Area is a physical quantity and cannot be negative. If your manual calculation results in a negative number, you forgot to take the absolute value. The Shoelace Formula’s sign indicates the orientation of the vertices (clockwise or counter-clockwise), but the magnitude is the area. This calculator automatically handles the absolute value for you.

2. Can I use negative coordinates?

Yes. The formula works perfectly with negative and zero coordinates, as shown in our second example. The Cartesian plane extends infinitely in all directions.

3. What does an area of zero mean?

An area of zero means the three points are collinear—they all lie on the same straight line and thus cannot form a triangle. It’s a “degenerate” triangle.

4. How accurate is this method to calculate the area of a triangle using points?

The method is perfectly accurate. The precision of the result is only limited by the precision of your input coordinates.

5. Does the order of the points (A, B, C) matter?

For the final area, no. Because we take the absolute value, the order of points does not change the magnitude. Swapping points may flip the sign of the intermediate result before the absolute value is taken, but the final area remains the same.

6. How is this different from Heron’s Formula?

Heron’s formula requires you to first find the lengths of all three sides (using the distance formula, an extra step) and then plug those lengths into another formula. The Shoelace formula is more direct and computationally faster as it calculates the area in one step from the original coordinates.

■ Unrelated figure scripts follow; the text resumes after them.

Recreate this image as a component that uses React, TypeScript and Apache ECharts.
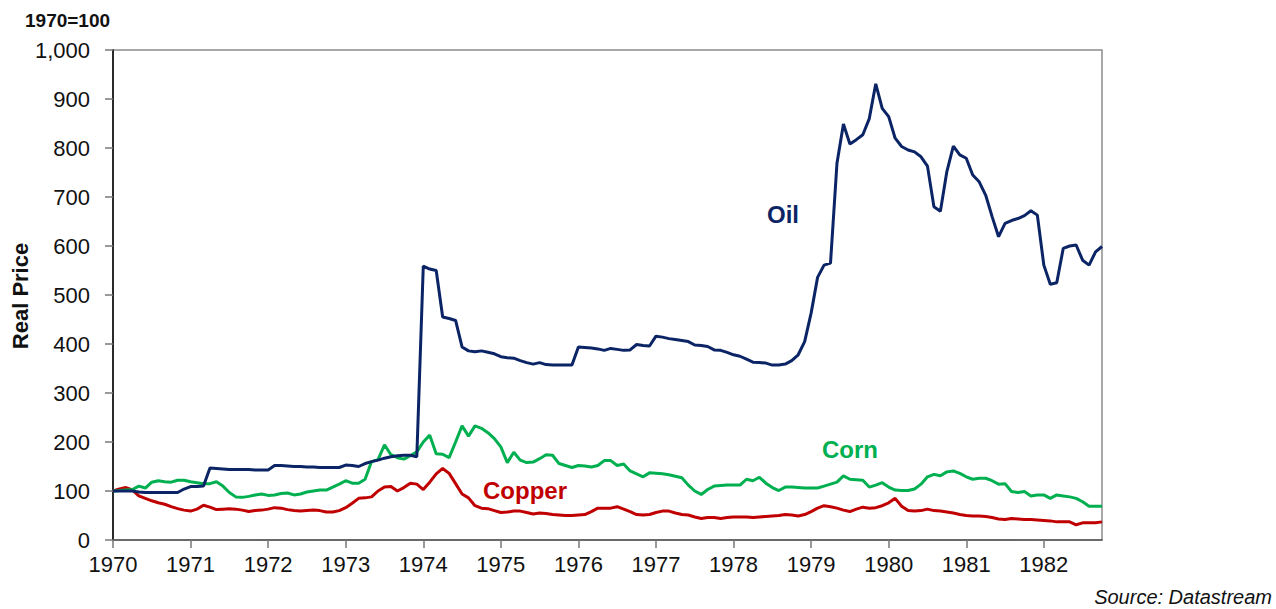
import React, { useEffect, useRef } from "react";
import * as echarts from "echarts";

// Monthly, Jan 1970 .. Oct 1982 (154 months), 1970 = 100
const startYear = 1970;
const monthCount = 154;

const oil = [
  100, 100, 100, 100, 98, 97, 97, 97, 97, 97, 97, 104, 109, 109, 110, 147, 146, 145, 144, 144,
  144, 144, 143, 143, 143, 152, 152, 151, 150, 150, 149, 149, 148, 148, 148, 148, 153, 152, 150, 156,
  160, 163, 167, 170, 172, 173, 173, 170, 559, 553, 550, 455, 452, 448, 394, 386, 384, 386, 383, 380,
  374, 372, 371, 366, 362, 359, 362, 358, 357, 357, 357, 357, 394, 393, 392, 390, 387, 391, 389, 387,
  388, 399, 397, 396, 416, 414, 411, 409, 407, 405, 398, 397, 395, 388, 387, 383, 378, 375, 369, 363,
  362, 361, 357, 357, 359, 366, 378, 405, 463, 536, 561, 565, 769, 849, 808, 817, 827, 860, 931, 881,
  864, 820, 803, 796, 792, 782, 763, 680, 671, 752, 804, 786, 779, 745, 731, 704, 660, 619, 646, 652,
  656, 662, 672, 663, 561, 522, 525, 595, 600, 602, 571, 561, 588, 599,
];

const corn = [
  100, 101, 102, 103, 110, 106, 118, 121, 119, 118, 122, 122, 119, 117, 115, 115, 119, 110, 97, 88,
  87, 89, 92, 94, 91, 92, 95, 96, 92, 94, 98, 100, 102, 102, 108, 114, 121, 116, 116, 124,
  160, 164, 194, 174, 168, 165, 172, 180, 200, 214, 176, 175, 168, 200, 233, 212, 233, 228, 219, 207,
  190, 158, 179, 163, 158, 159, 166, 174, 173, 156, 152, 148, 152, 151, 149, 152, 162, 162, 152, 155,
  141, 135, 129, 137, 136, 135, 133, 130, 127, 112, 100, 93, 103, 110, 111, 112, 112, 112, 124, 121,
  128, 116, 107, 101, 108, 108, 107, 106, 106, 106, 110, 114, 118, 131, 124, 123, 122, 108, 112, 117,
  108, 102, 101, 101, 104, 114, 129, 134, 131, 139, 141, 136, 129, 124, 126, 126, 121, 114, 115, 99,
  97, 99, 90, 92, 92, 85, 92, 90, 88, 85, 78, 69, 69, 69,
];

const copper = [
  100, 104, 107, 102, 90, 85, 80, 76, 73, 68, 64, 61, 59, 63, 71, 67, 62, 63, 64, 63,
  61, 58, 60, 61, 63, 66, 65, 62, 60, 59, 60, 61, 60, 57, 57, 60, 66, 75, 85, 86,
  88, 100, 108, 109, 100, 107, 116, 114, 103, 118, 135, 146, 136, 115, 94, 86, 70, 65, 64, 60,
  56, 57, 59, 59, 56, 53, 55, 54, 52, 51, 50, 50, 51, 52, 58, 65, 65, 65, 68, 63,
  58, 52, 51, 52, 56, 59, 59, 55, 52, 51, 47, 44, 46, 46, 44, 46, 47, 47, 47, 46,
  47, 48, 49, 50, 52, 51, 49, 52, 58, 65, 70, 68, 65, 61, 58, 63, 67, 65, 66, 70,
  76, 85, 69, 60, 59, 60, 63, 60, 59, 57, 55, 52, 50, 49, 49, 48, 46, 43, 42, 44,
  43, 42, 42, 41, 40, 39, 37, 37, 37, 31, 35, 35, 35, 37,
];

const months: string[] = Array.from({ length: monthCount }, (_, i) =>
  String(startYear + Math.floor(i / 12)) + "-" + String((i % 12) + 1).padStart(2, "0")
);

const seriesNames = ["Oil", "Corn", "Copper"];
const colors = ["#0b2465", "#00b050", "#c00000"];

const FONT = "'Liberation Sans', Arial, sans-serif";

export default function App() {
  const ref = useRef<HTMLDivElement>(null);

  useEffect(() => {
    if (!ref.current) return;
    const chart = echarts.init(ref.current, undefined, { renderer: "svg" });
    const datasets = [oil, corn, copper];
    chart.setOption({
      animation: false,
      backgroundColor: "#ffffff",
      textStyle: { fontFamily: FONT },
      grid: {
        left: 113,
        right: 174,
        top: 50,
        bottom: 69,
        show: true,
        borderColor: "#8c8c8c",
        borderWidth: 1.5,
      },
      xAxis: {
        type: "category",
        data: months,
        boundaryGap: false,
        axisLine: { show: true, lineStyle: { color: "#555555", width: 1.5 } },
        axisTick: {
          show: true,
          length: 8,
          interval: (idx: number) => idx % 12 === 0,
          lineStyle: { color: "#777777", width: 1.5 },
        },
        axisLabel: {
          interval: (idx: number) => idx % 12 === 0,
          formatter: (v: string) => v.slice(0, 4),
          color: "#111111",
          fontSize: 22,
          margin: 13,
          fontFamily: FONT,
        },
        splitLine: { show: false },
      },
      yAxis: {
        type: "value",
        min: 0,
        max: 1000,
        interval: 100,
        axisLine: { show: true, lineStyle: { color: "#000000", width: 1.5 } },
        axisTick: { show: true, length: 8, lineStyle: { color: "#777777", width: 1.5 } },
        axisLabel: {
          color: "#111111",
          fontSize: 22,
          margin: 23,
          fontFamily: FONT,
          formatter: (v: number) => v.toLocaleString("en-US"),
        },
        splitLine: { show: false },
      },
      series: datasets.map((d, k) => ({
        name: seriesNames[k],
        type: "line",
        data: d,
        showSymbol: false,
        symbol: "none",
        lineStyle: { color: colors[k], width: 3 },
        itemStyle: { color: colors[k] },
        z: 3 - k,
      })),
      graphic: [
        {
          type: "text",
          x: 25,
          y: 20,
          style: { text: "1970=100", fontSize: 19, fontWeight: "bold", fill: "#111", verticalAlign: "middle", fontFamily: FONT },
        },
        {
          type: "text",
          x: 20,
          y: 296,
          rotation: Math.PI / 2,
          style: {
            text: "Real Price",
            fontSize: 22,
            fontWeight: "bold",
            fill: "#111",
            align: "center",
            verticalAlign: "middle",
            fontFamily: FONT,
          },
        },
        {
          type: "text",
          x: 767,
          y: 214,
          style: { text: "Oil", fontSize: 24, fontWeight: "bold", fill: colors[0], verticalAlign: "middle", fontFamily: FONT },
        },
        {
          type: "text",
          x: 822,
          y: 449,
          style: { text: "Corn", fontSize: 24, fontWeight: "bold", fill: colors[1], verticalAlign: "middle", fontFamily: FONT },
        },
        {
          type: "text",
          x: 483,
          y: 490,
          style: { text: "Copper", fontSize: 24, fontWeight: "bold", fill: colors[2], verticalAlign: "middle", fontFamily: FONT },
        },
        {
          type: "text",
          x: 1272,
          y: 597,
          style: { text: "Source: Datastream", fontSize: 20, fontStyle: "italic", fill: "#111", align: "right", verticalAlign: "middle", fontFamily: FONT },
        },
      ],
    });
    return () => chart.dispose();
  }, []);

  return (
    <div
      ref={ref}
      style={{ position: "absolute", left: 0, top: 0, width: 1276, height: 609, background: "#fff" }}
    />
  );
}
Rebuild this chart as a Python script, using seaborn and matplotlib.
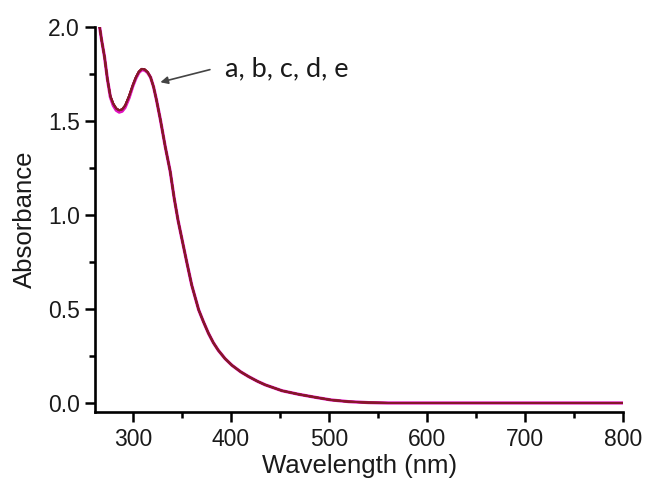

7. What are the real-world applications of this calculation?

It’s used extensively in land surveying to find the area of a plot of land from its GPS coordinates, in computer graphics for rendering polygons, in game development for collision detection, and in engineering for calculating properties of structures. This is a core part of analytic geometry.

8. Can this calculator handle 3D coordinates?

No, this tool is specifically designed to calculate the area of a triangle using points in a 2D Cartesian plane (x, y). Calculating the area of a triangle in 3D space requires vector methods, such as the cross product.